Effect of Si, Pd and La additions on glass forming ability and thermal stability of Zr–Ni-based amorphous alloys

Abstract

In the present paper, the influence of minor additions of Si, Pd and La with representative atomic sizes on glass forming ability (GFA) and thermal stability of Zr–Ni-based amorphous alloys has been investigated using X-ray diffraction (XRD), differential scanning calorimetry (DSC), transmission electron microscopy (TEM) and high resolution TEM (HRTEM). The results show that minor additions of La, Pd and Si can improve GFA of Zr–Ni-based alloys and La exhibits the optimum effect on enhancing GFA. The efficient cluster packing model can well explain the correlation between atomic sizes of additional elements and GFA of amorphous alloys. In addition, the relationship of the atomic size between the additional element and Zr has a more important effect on GFA than that between the additional element and Ni.
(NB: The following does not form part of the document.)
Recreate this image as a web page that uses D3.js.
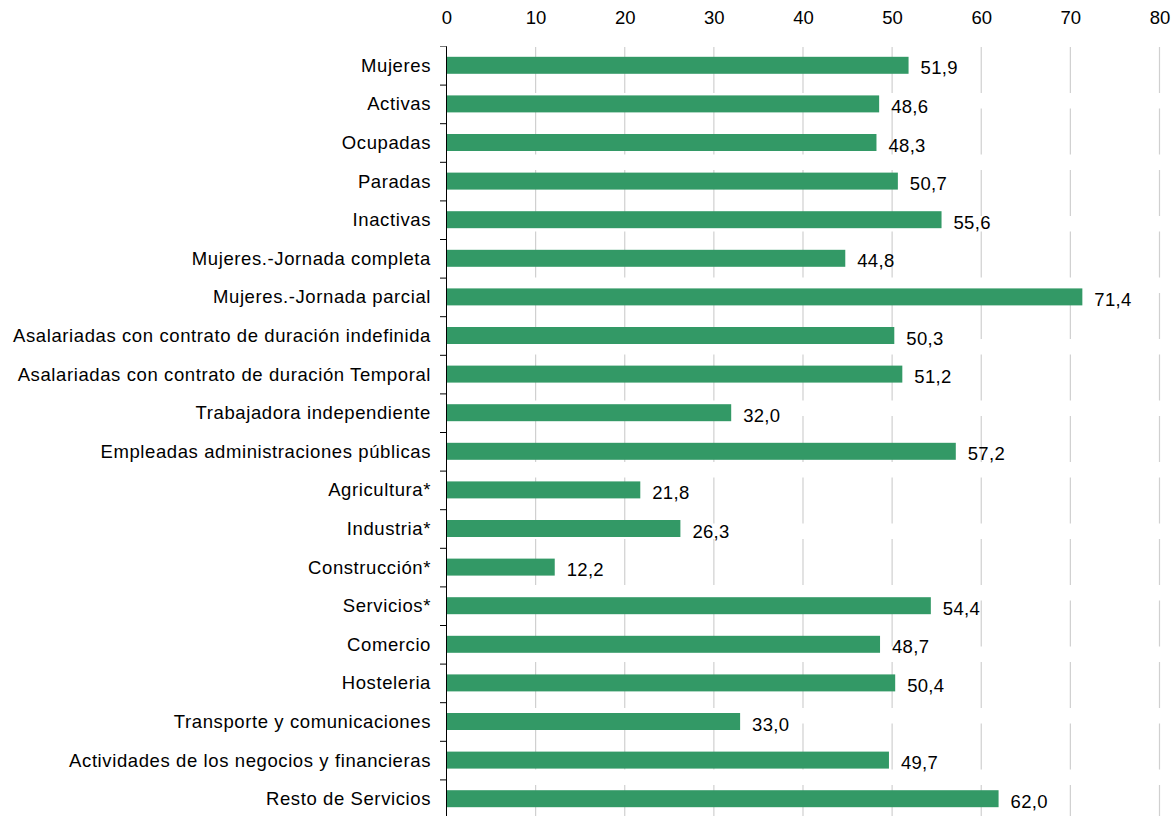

The activation energy for crystallization of the Zr–Ni-based amorphous alloys with Si, Pd and La additions is obviously higher than that of the Zr 66.7Ni 33.3 amorphous alloy, and increases with decreasing distance between neighboring atoms. The thermal stability has a relation with topological short-range ordering of amorphous alloys. The proper addition of small atoms is preferential to enhance thermal stability of amorphous alloys due to stronger short-range ordering. Moreover, the small or intermediate atom addition can produce even better effect on thermal stability than the large atom addition.